Le récit s'ouvre sur l'exécution de Salcède, complice de cet attentat déjoué.
Le tout Paris se presse pour assister au spectacle : parmi la foule on retrouve Henri III, sa femme et la Reine Mère, accompagnés des frères Joyeuses (les nouveaux favoris du roi); mais aussi un bourgeois nommé Robert Briquet, qui a l'air d'en savoir bien plus qu'il ne veut le laisser paraître.
C'est ce même Briquet, qui, quelques heures auparavant, était particulièrement intéressé par l'arrivée massive aux portes de la ville de 45 Gascons et leur suite. Ceux-ci étaient tous en possession d'un laisser-passer étrange...
On retrouve d'ailleurs l'un d'eux, Ernauton de Carmaing, sur les lieux de l'exécution publique, accompagné d'une silhouette fluette et masquée. Celle-ci semble fort intéressée par l'agitation qui précède la torture de Salcède.

Voilà, tous les personnages de l'intrigue sont en place. À partir de cet instant, l'Histoire peut commencer.

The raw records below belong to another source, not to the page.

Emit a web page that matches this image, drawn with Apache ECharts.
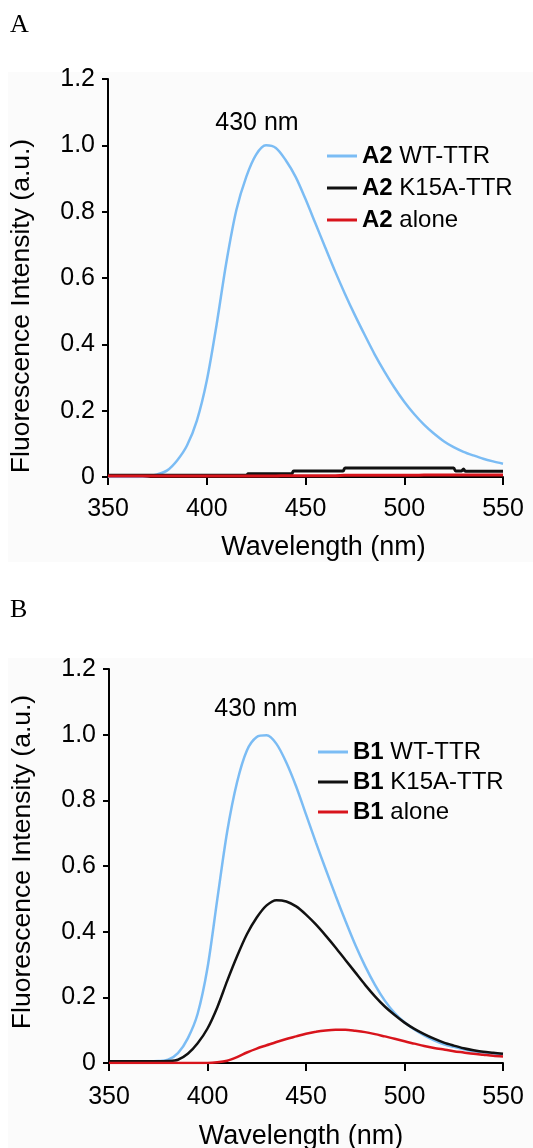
<!DOCTYPE html>
<html>
<head>
<meta charset="utf-8">
<script src="https://cdn.jsdelivr.net/npm/echarts@6/dist/echarts.min.js"></script>
<style>
html,body{margin:0;padding:0;background:#fff;}
#chart{width:533px;height:1148px;}
</style>
</head>
<body>
<div id="chart"></div>
<script>
// ---- Data ----
var xTicks = [350, 400, 450, 500, 550];
var yTicks = [0, 0.2, 0.4, 0.6, 0.8, 1.0, 1.2];

// common 5 nm wavelength grid
var wl = [350,355,360,365,370,375,380,385,390,395,400,405,410,415,420,425,430,435,440,445,450,455,460,465,470,475,480,485,490,495,500,505,510,515,520,525,530,535,540,545,550];

// Panel A
var wtA = [0,0,0,0,0.002,0.008,0.02,0.05,0.095,0.17,0.29,0.46,0.65,0.805,0.905,0.972,1.0,0.992,0.955,0.905,0.838,0.765,0.692,0.62,0.552,0.488,0.428,0.37,0.318,0.27,0.227,0.19,0.158,0.131,0.108,0.09,0.076,0.065,0.055,0.047,0.04];
var wlK15A_A = [350,420,421,443,444,469,470,525,526,529,530,531,550];
var k15aA = [0.005,0.005,0.01,0.01,0.018,0.018,0.027,0.027,0.018,0.018,0.024,0.017,0.017];
var aloneA = [0.003,0.003,0.003,0.003,0.003,0.003,0.003,0.003,0.003,0.003,0.003,0.003,0.003,0.003,0.003,0.003,0.003,0.003,0.004,0.004,0.004,0.004,0.004,0.004,0.005,0.005,0.005,0.005,0.005,0.005,0.005,0.005,0.006,0.006,0.006,0.006,0.006,0.006,0.006,0.006,0.006];

// Panel B
var wtB = [0.005,0.005,0.005,0.005,0.005,0.006,0.01,0.03,0.075,0.15,0.29,0.5,0.705,0.855,0.952,0.993,0.998,0.972,0.915,0.842,0.757,0.672,0.59,0.51,0.433,0.36,0.295,0.238,0.19,0.152,0.124,0.102,0.084,0.069,0.057,0.049,0.042,0.036,0.032,0.029,0.026];
var k15aB = [0.005,0.005,0.005,0.005,0.005,0.005,0.006,0.01,0.028,0.06,0.105,0.17,0.25,0.325,0.392,0.443,0.48,0.496,0.492,0.477,0.452,0.422,0.388,0.352,0.314,0.276,0.238,0.203,0.172,0.146,0.123,0.104,0.088,0.074,0.062,0.053,0.045,0.039,0.034,0.031,0.028];
var aloneB = [0,0,0,0,0,0,0,0,0,0,0,0.002,0.007,0.018,0.032,0.044,0.054,0.064,0.073,0.081,0.089,0.095,0.099,0.101,0.101,0.098,0.094,0.088,0.081,0.074,0.066,0.059,0.052,0.046,0.041,0.036,0.032,0.028,0.025,0.022,0.02];

var namesA = ['A2 WT-TTR', 'A2 K15A-TTR', 'A2 alone'];
var namesB = ['B1 WT-TTR', 'B1 K15A-TTR', 'B1 alone'];
var peakLabel = '430 nm';
var xTitle = 'Wavelength (nm)';
var yTitle = 'Fluorescence Intensity (a.u.)';

// ---- Helpers ----
function pairs(xs, ys) { return xs.map(function (x, i) { return [x, ys[i]]; }); }
var FONT = '"Liberation Sans", Arial, sans-serif';
var BLUE = '#7bbcf4', BLACK = '#111111', RED = '#d8141c';

function xAxisCfg(gi, namePad, gap, margin) {
  return {
    type: 'value', gridIndex: gi, min: 350, max: 550, interval: 50,
    name: xTitle, nameLocation: 'middle', nameGap: gap,
    nameTextStyle: { fontFamily: FONT, fontSize: 27, color: '#000', padding: namePad },
    axisLine: { lineStyle: { color: '#000', width: 2 } },
    axisTick: { length: 8, lineStyle: { color: '#000', width: 2 } },
    axisLabel: { fontFamily: FONT, fontSize: 25, color: '#000', margin: margin },
    splitLine: { show: false }
  };
}
function yAxisCfg(gi, namePad) {
  return {
    type: 'value', gridIndex: gi, min: 0, max: 1.2, interval: 0.2,
    name: yTitle, nameLocation: 'middle', nameGap: 73,
    nameTextStyle: { fontFamily: FONT, fontSize: 26.5, color: '#000', padding: namePad },
    axisLine: { show: true, lineStyle: { color: '#000', width: 2 } },
    axisTick: { show: true, length: 6, lineStyle: { color: '#000', width: 2 } },
    axisLabel: { fontFamily: FONT, fontSize: 25, color: '#000', margin: 13,
      formatter: function (v) { return v === 0 ? '0' : v.toFixed(1); } },
    splitLine: { show: false }
  };
}
function lineSeries(name, gi, data, color, w) {
  return {
    name: name, type: 'line', xAxisIndex: gi, yAxisIndex: gi, data: data,
    showSymbol: false, symbol: 'none', smooth: 0.3,
    lineStyle: { color: color, width: w }, itemStyle: { color: color },
    emphasis: { disabled: true }, animation: false
  };
}
function legendCfg(names, left, top, gap) {
  return {
    data: names, orient: 'vertical', left: left, top: top, itemGap: gap, padding: 0,
    itemWidth: 30, itemHeight: 3, icon: 'rect',
    textStyle: { fontFamily: FONT, fontSize: 24, color: '#000', lineHeight: 26,
      rich: { b: { fontFamily: FONT, fontSize: 24, fontWeight: 'bold', color: '#000' } } },
    formatter: function (n) { var p = n.split(' '); return '{b|' + p[0] + '} ' + p.slice(1).join(' '); },
    selectedMode: false
  };
}

var chart = echarts.init(document.getElementById('chart'), null, { renderer: 'canvas' });
chart.setOption({
  backgroundColor: '#ffffff',
  animation: false,
  graphic: [
    { type: 'rect', z: -10, shape: { x: 8, y: 72, width: 525, height: 490 }, style: { fill: '#fbfbfb' } },
    { type: 'rect', z: -10, shape: { x: 8, y: 658, width: 525, height: 490 }, style: { fill: '#fbfbfb' } },
    { type: 'text', left: 10, top: 12, style: { text: 'A', font: '26px "Liberation Serif", serif', fill: '#000' } },
    { type: 'text', left: 10, top: 597, style: { text: 'B', font: '26px "Liberation Serif", serif', fill: '#000' } },
    { type: 'text', x: 257, y: 123, style: { text: peakLabel, font: '25px ' + FONT, fill: '#000', align: 'center', verticalAlign: 'middle' } },
    { type: 'text', x: 256, y: 709, style: { text: peakLabel, font: '25px ' + FONT, fill: '#000', align: 'center', verticalAlign: 'middle' } }
  ],
  grid: [
    { left: 108, top: 79, width: 395, height: 398, containLabel: false, outerBoundsMode: 'none' },
    { left: 109, top: 669, width: 394, height: 394, containLabel: false, outerBoundsMode: 'none' }
  ],
  legend: [
    legendCfg(namesA, 327, 143, 6),
    legendCfg(namesB, 318, 739, 4)
  ],
  xAxis: [xAxisCfg(0, [0, 0, 0, 36], 57, 20), xAxisCfg(1, [0, 0, 0, -10], 60, 22)],
  yAxis: [yAxisCfg(0, [0, 56, 0, 0]), yAxisCfg(1, [0, 0, 0, 8])],
  series: [
    lineSeries(namesA[0], 0, pairs(wl, wtA), BLUE, 2.5),
    lineSeries(namesA[1], 0, pairs(wlK15A_A, k15aA), BLACK, 3),
    lineSeries(namesA[2], 0, pairs(wl, aloneA), RED, 3),
    lineSeries(namesB[0], 1, pairs(wl, wtB), BLUE, 2.5),
    lineSeries(namesB[1], 1, pairs(wl, k15aB), BLACK, 2.5),
    lineSeries(namesB[2], 1, pairs(wl, aloneB), RED, 2.5)
  ]
});
</script>
</body>
</html>
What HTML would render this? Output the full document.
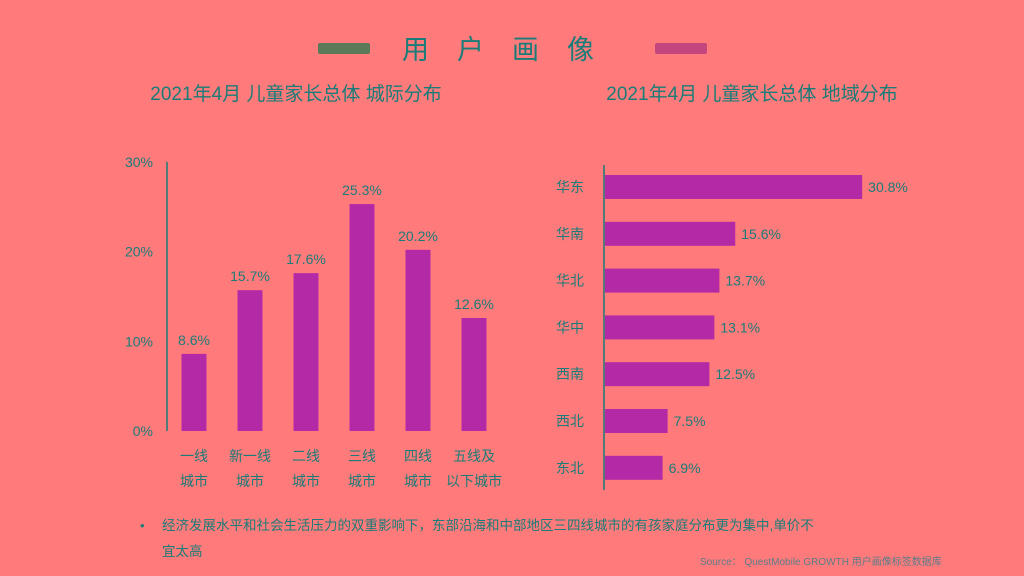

Dans ce troisième opus, Alexandre Dumas entreprend de nous narrer l'histoire de la Ligue qui occupa les 3 Henri : Henri III, le Duc de Guise et Henri de Navarre (notre futur Henri IV). Et comme si cela ne suffisait pas, Alexandre Dumas ajoute un 4ème Henri à ce trio : Henri de Joyeuse, frère cadet d'Anne de Joyeuse, favori du roi et amiral de l'armée française. Heureusement pour le lecteur, Alexandre Dumas sait se "dépêtrer" de tous ces homonymes sans qu'il n'y ait jamais confusion.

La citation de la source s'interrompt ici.